» **REQUIREMENT**
Quote every line as given.
◇ ◇ ◇ ◇
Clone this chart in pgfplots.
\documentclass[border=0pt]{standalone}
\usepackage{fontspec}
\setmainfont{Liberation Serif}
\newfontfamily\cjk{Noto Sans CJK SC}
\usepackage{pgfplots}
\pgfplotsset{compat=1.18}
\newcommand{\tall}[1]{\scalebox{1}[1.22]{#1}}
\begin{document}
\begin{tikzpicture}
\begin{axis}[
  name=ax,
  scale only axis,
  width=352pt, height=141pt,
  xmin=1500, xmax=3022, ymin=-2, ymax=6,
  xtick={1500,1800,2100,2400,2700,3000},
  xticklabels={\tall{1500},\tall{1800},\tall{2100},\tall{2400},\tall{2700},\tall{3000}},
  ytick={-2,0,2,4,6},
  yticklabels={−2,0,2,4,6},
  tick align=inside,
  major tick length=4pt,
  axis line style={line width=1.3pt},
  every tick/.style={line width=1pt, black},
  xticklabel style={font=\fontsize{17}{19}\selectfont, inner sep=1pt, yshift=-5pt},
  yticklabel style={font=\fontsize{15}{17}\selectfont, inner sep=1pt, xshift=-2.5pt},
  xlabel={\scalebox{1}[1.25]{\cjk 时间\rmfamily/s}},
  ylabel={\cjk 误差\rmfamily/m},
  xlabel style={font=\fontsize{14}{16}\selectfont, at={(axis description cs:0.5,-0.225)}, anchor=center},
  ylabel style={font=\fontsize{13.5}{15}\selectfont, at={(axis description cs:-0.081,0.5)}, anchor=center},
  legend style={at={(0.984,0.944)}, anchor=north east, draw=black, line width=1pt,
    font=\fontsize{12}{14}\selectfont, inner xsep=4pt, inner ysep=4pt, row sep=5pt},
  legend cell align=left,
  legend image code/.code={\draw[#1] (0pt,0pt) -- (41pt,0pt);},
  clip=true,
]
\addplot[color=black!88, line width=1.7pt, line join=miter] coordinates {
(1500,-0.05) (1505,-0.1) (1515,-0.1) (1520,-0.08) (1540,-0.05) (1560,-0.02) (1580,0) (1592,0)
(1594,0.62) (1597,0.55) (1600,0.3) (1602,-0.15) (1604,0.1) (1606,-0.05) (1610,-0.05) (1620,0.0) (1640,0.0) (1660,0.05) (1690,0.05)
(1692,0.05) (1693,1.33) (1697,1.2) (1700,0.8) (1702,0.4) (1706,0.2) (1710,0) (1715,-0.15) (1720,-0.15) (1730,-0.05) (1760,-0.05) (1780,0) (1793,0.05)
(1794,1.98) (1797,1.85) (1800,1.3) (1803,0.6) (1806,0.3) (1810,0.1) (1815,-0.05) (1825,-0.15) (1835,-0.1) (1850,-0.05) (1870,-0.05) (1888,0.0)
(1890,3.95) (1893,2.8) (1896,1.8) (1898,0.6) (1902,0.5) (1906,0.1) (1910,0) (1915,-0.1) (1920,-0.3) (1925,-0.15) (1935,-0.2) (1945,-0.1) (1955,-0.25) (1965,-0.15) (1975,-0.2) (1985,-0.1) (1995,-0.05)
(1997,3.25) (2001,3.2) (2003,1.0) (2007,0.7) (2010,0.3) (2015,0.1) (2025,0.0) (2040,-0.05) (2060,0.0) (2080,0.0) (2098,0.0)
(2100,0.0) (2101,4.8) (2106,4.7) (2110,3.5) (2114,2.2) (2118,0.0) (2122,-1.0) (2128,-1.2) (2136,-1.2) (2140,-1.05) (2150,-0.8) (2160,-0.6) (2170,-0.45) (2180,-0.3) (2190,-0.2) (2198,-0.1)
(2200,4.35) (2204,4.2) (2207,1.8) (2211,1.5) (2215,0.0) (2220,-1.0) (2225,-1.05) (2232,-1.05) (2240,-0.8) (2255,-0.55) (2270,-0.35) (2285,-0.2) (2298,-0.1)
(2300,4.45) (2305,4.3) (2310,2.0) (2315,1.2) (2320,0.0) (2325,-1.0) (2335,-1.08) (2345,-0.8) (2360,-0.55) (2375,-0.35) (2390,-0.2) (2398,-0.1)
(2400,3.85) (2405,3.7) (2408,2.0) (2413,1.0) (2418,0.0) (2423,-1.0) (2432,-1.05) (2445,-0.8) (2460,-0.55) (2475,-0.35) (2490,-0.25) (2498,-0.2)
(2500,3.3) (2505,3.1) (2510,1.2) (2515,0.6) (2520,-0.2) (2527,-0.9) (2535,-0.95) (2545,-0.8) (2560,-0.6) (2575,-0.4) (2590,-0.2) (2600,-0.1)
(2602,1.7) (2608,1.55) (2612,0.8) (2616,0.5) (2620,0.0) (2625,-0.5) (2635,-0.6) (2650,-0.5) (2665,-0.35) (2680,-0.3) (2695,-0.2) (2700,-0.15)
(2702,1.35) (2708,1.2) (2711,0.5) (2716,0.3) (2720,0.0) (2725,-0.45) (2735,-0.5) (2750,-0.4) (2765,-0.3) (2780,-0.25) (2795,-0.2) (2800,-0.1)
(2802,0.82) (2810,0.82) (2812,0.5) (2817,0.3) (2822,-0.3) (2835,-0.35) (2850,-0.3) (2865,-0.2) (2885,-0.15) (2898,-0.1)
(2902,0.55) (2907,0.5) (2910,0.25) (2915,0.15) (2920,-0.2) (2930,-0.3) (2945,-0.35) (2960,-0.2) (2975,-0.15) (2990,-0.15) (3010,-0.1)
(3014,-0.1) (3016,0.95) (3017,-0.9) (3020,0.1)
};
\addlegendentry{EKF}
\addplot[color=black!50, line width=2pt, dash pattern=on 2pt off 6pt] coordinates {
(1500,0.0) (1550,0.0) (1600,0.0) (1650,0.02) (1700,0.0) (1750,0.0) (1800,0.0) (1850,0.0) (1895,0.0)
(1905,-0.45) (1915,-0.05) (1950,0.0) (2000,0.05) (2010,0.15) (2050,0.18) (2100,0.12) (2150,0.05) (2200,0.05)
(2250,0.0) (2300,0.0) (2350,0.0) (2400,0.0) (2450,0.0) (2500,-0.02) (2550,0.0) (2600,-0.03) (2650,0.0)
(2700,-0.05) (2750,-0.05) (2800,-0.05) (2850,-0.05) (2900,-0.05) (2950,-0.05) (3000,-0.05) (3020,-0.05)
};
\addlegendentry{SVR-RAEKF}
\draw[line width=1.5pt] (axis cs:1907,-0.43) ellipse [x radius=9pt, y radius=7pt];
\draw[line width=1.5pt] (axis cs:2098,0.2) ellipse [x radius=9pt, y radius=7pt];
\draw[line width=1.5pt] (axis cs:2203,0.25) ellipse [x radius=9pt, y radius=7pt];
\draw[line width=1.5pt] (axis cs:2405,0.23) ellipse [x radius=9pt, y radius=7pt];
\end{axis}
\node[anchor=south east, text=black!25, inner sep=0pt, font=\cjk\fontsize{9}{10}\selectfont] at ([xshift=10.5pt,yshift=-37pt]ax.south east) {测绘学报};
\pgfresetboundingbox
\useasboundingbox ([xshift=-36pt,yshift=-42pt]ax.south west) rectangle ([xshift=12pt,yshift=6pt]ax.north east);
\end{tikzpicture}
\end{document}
◇ ◇ ◇ ◇
» **TASK ANSWER**
Clone this chart in pgfplots.
\documentclass[border=0pt]{standalone}
\usepackage{fontspec}
\setmainfont{Liberation Serif}
\newfontfamily\cjk{Noto Sans CJK SC}
\usepackage{pgfplots}
\pgfplotsset{compat=1.18}
\newcommand{\tall}[1]{\scalebox{1}[1.22]{#1}}
\begin{document}
\begin{tikzpicture}
\begin{axis}[
  name=ax,
  scale only axis,
  width=352pt, height=141pt,
  xmin=1500, xmax=3022, ymin=-2, ymax=6,
  xtick={1500,1800,2100,2400,2700,3000},
  xticklabels={\tall{1500},\tall{1800},\tall{2100},\tall{2400},\tall{2700},\tall{3000}},
  ytick={-2,0,2,4,6},
  yticklabels={−2,0,2,4,6},
  tick align=inside,
  major tick length=4pt,
  axis line style={line width=1.3pt},
  every tick/.style={line width=1pt, black},
  xticklabel style={font=\fontsize{17}{19}\selectfont, inner sep=1pt, yshift=-5pt},
  yticklabel style={font=\fontsize{15}{17}\selectfont, inner sep=1pt, xshift=-2.5pt},
  xlabel={\scalebox{1}[1.25]{\cjk 时间\rmfamily/s}},
  ylabel={\cjk 误差\rmfamily/m},
  xlabel style={font=\fontsize{14}{16}\selectfont, at={(axis description cs:0.5,-0.225)}, anchor=center},
  ylabel style={font=\fontsize{13.5}{15}\selectfont, at={(axis description cs:-0.081,0.5)}, anchor=center},
  legend style={at={(0.984,0.944)}, anchor=north east, draw=black, line width=1pt,
    font=\fontsize{12}{14}\selectfont, inner xsep=4pt, inner ysep=4pt, row sep=5pt},
  legend cell align=left,
  legend image code/.code={\draw[#1] (0pt,0pt) -- (41pt,0pt);},
  clip=true,
]
\addplot[color=black!88, line width=1.7pt, line join=miter] coordinates {
(1500,-0.05) (1505,-0.1) (1515,-0.1) (1520,-0.08) (1540,-0.05) (1560,-0.02) (1580,0) (1592,0)
(1594,0.62) (1597,0.55) (1600,0.3) (1602,-0.15) (1604,0.1) (1606,-0.05) (1610,-0.05) (1620,0.0) (1640,0.0) (1660,0.05) (1690,0.05)
(1692,0.05) (1693,1.33) (1697,1.2) (1700,0.8) (1702,0.4) (1706,0.2) (1710,0) (1715,-0.15) (1720,-0.15) (1730,-0.05) (1760,-0.05) (1780,0) (1793,0.05)
(1794,1.98) (1797,1.85) (1800,1.3) (1803,0.6) (1806,0.3) (1810,0.1) (1815,-0.05) (1825,-0.15) (1835,-0.1) (1850,-0.05) (1870,-0.05) (1888,0.0)
(1890,3.95) (1893,2.8) (1896,1.8) (1898,0.6) (1902,0.5) (1906,0.1) (1910,0) (1915,-0.1) (1920,-0.3) (1925,-0.15) (1935,-0.2) (1945,-0.1) (1955,-0.25) (1965,-0.15) (1975,-0.2) (1985,-0.1) (1995,-0.05)
(1997,3.25) (2001,3.2) (2003,1.0) (2007,0.7) (2010,0.3) (2015,0.1) (2025,0.0) (2040,-0.05) (2060,0.0) (2080,0.0) (2098,0.0)
(2100,0.0) (2101,4.8) (2106,4.7) (2110,3.5) (2114,2.2) (2118,0.0) (2122,-1.0) (2128,-1.2) (2136,-1.2) (2140,-1.05) (2150,-0.8) (2160,-0.6) (2170,-0.45) (2180,-0.3) (2190,-0.2) (2198,-0.1)
(2200,4.35) (2204,4.2) (2207,1.8) (2211,1.5) (2215,0.0) (2220,-1.0) (2225,-1.05) (2232,-1.05) (2240,-0.8) (2255,-0.55) (2270,-0.35) (2285,-0.2) (2298,-0.1)
(2300,4.45) (2305,4.3) (2310,2.0) (2315,1.2) (2320,0.0) (2325,-1.0) (2335,-1.08) (2345,-0.8) (2360,-0.55) (2375,-0.35) (2390,-0.2) (2398,-0.1)
(2400,3.85) (2405,3.7) (2408,2.0) (2413,1.0) (2418,0.0) (2423,-1.0) (2432,-1.05) (2445,-0.8) (2460,-0.55) (2475,-0.35) (2490,-0.25) (2498,-0.2)
(2500,3.3) (2505,3.1) (2510,1.2) (2515,0.6) (2520,-0.2) (2527,-0.9) (2535,-0.95) (2545,-0.8) (2560,-0.6) (2575,-0.4) (2590,-0.2) (2600,-0.1)
(2602,1.7) (2608,1.55) (2612,0.8) (2616,0.5) (2620,0.0) (2625,-0.5) (2635,-0.6) (2650,-0.5) (2665,-0.35) (2680,-0.3) (2695,-0.2) (2700,-0.15)
(2702,1.35) (2708,1.2) (2711,0.5) (2716,0.3) (2720,0.0) (2725,-0.45) (2735,-0.5) (2750,-0.4) (2765,-0.3) (2780,-0.25) (2795,-0.2) (2800,-0.1)
(2802,0.82) (2810,0.82) (2812,0.5) (2817,0.3) (2822,-0.3) (2835,-0.35) (2850,-0.3) (2865,-0.2) (2885,-0.15) (2898,-0.1)
(2902,0.55) (2907,0.5) (2910,0.25) (2915,0.15) (2920,-0.2) (2930,-0.3) (2945,-0.35) (2960,-0.2) (2975,-0.15) (2990,-0.15) (3010,-0.1)
(3014,-0.1) (3016,0.95) (3017,-0.9) (3020,0.1)
};
\addlegendentry{EKF}
\addplot[color=black!50, line width=2pt, dash pattern=on 2pt off 6pt] coordinates {
(1500,0.0) (1550,0.0) (1600,0.0) (1650,0.02) (1700,0.0) (1750,0.0) (1800,0.0) (1850,0.0) (1895,0.0)
(1905,-0.45) (1915,-0.05) (1950,0.0) (2000,0.05) (2010,0.15) (2050,0.18) (2100,0.12) (2150,0.05) (2200,0.05)
(2250,0.0) (2300,0.0) (2350,0.0) (2400,0.0) (2450,0.0) (2500,-0.02) (2550,0.0) (2600,-0.03) (2650,0.0)
(2700,-0.05) (2750,-0.05) (2800,-0.05) (2850,-0.05) (2900,-0.05) (2950,-0.05) (3000,-0.05) (3020,-0.05)
};
\addlegendentry{SVR-RAEKF}
\draw[line width=1.5pt] (axis cs:1907,-0.43) ellipse [x radius=9pt, y radius=7pt];
\draw[line width=1.5pt] (axis cs:2098,0.2) ellipse [x radius=9pt, y radius=7pt];
\draw[line width=1.5pt] (axis cs:2203,0.25) ellipse [x radius=9pt, y radius=7pt];
\draw[line width=1.5pt] (axis cs:2405,0.23) ellipse [x radius=9pt, y radius=7pt];
\end{axis}
\node[anchor=south east, text=black!25, inner sep=0pt, font=\cjk\fontsize{9}{10}\selectfont] at ([xshift=10.5pt,yshift=-37pt]ax.south east) {测绘学报};
\pgfresetboundingbox
\useasboundingbox ([xshift=-36pt,yshift=-42pt]ax.south west) rectangle ([xshift=12pt,yshift=6pt]ax.north east);
\end{tikzpicture}
\end{document}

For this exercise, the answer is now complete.